Zimmermann noted that the crowds are “a little smaller” at the Maywood National Night Out than in previous years, and encourages residents to get involved and join forces with the police department to curb and combat crime.
“We can’t do it alone,” he said. “We have to have their help to solve a lot of crimes. Not too many people want to be involved with the police, thinking about what the other person or their neighbors might say.
“When we have crimes, we’re looking for them to help us out in solving crimes. A lot of times they don’t want to talk to us about what’s going on. We’ll get a few tips (on a particular case), but them coming forward and helping us and telling us what happened, we can’t get them to come to court (to testify).”
Zimmermann said the biggest misconception people have about police officers is “that we don’t care about them” or that “we’re just out there just to lock everybody up,” which he says is simply not true in either case.

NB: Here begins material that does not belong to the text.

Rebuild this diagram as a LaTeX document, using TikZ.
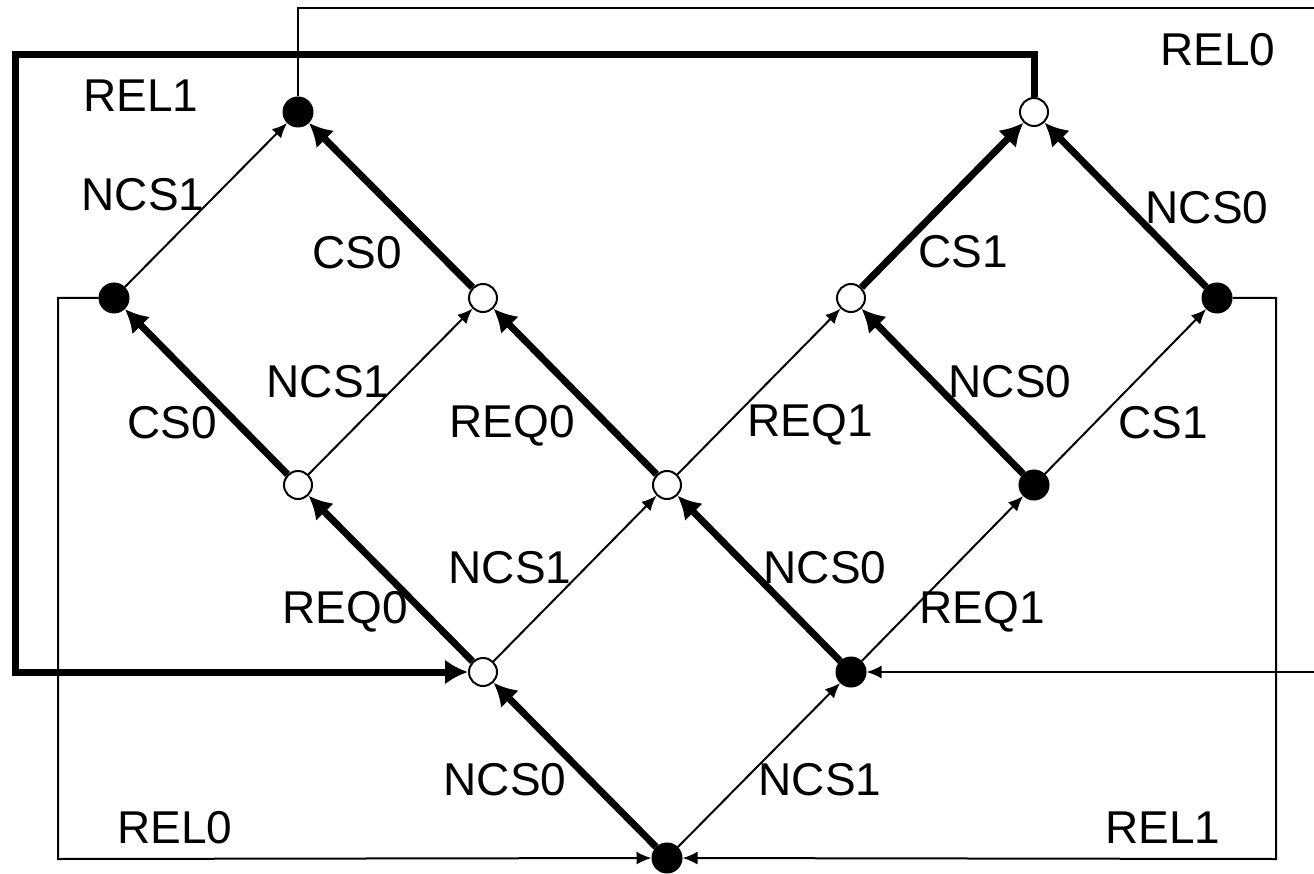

“I think they’re (officers) talking to people more now,” he said. “The younger guys (on the force), they’re being more receptive to the people out there. They listen to what’s actually going on before they make arrests.”
With regard to what advice he would give younger officers or those officers just starting out, Zimmermann replied, “Be compassionate and listen to what the community is telling you. But also be firm when someone is wrong.”
“I WANT TO BE ABLE
TO MAKE A DIFFERENCE”
Lizet Ochoa is the newest member of the Maywood Police Department, having joined the force on July 14. She was introduced to the community by Talley at a village town hall meeting the next day.
She is a 2016 graduate of Kaplan University’s online criminal justice associate degree program and is gfworking on her bachelor’s in criminal justice.
“I’ve always wanted to be a police officer,” she said. “I wanted to be in law enforcement because being the first responder, you have an opportunity to present some kind of change in certain situations—to be there for the community, to be that person especially for the youth to give them direction. I wanted to be able to serve the community to make a difference.”
Ochoa is the first Hispanic female hired by the police department in around eight years.
“I don’t think of it as anything,” she said. “I guess for them (the police department) it’s good for diversity and I’m glad I’m actually able to bring that for the department. But I just see myself as a regular person, trying to become a professional in this field and do my job.”
Ochoa, who grew up in Berwyn, applied to Maywood and other police departments around the area before being notified that she had been hired to join Maywood’s police force.
“I was very pleasantly surprised (that I got the job) and I was excited,” she said. “I was enthusiastic and nervous at the same time, but it’s great.”
Ochoa is currently assisting the department at the police station while she completes a 16-week program to become certified as an Illinois police officer through the Cook County Sheriff’s Police Academy at Triton College.
“I’m getting to know a lot of the officers within the department and a lot of the personnel here,” she said. “It’s been a really good experience; it almost feels like a second family. They’re very supportive, very helpful, any questions I have, they are very accommodating.”
She said she enjoyed attending the village’s National Night Out celebration.
“It was nice, it was fun and it was welcoming,” she said. “It was nice to see familiar faces that I’ve already met. I feel hopeful that I can be a part of bringing some positive changes within the community.”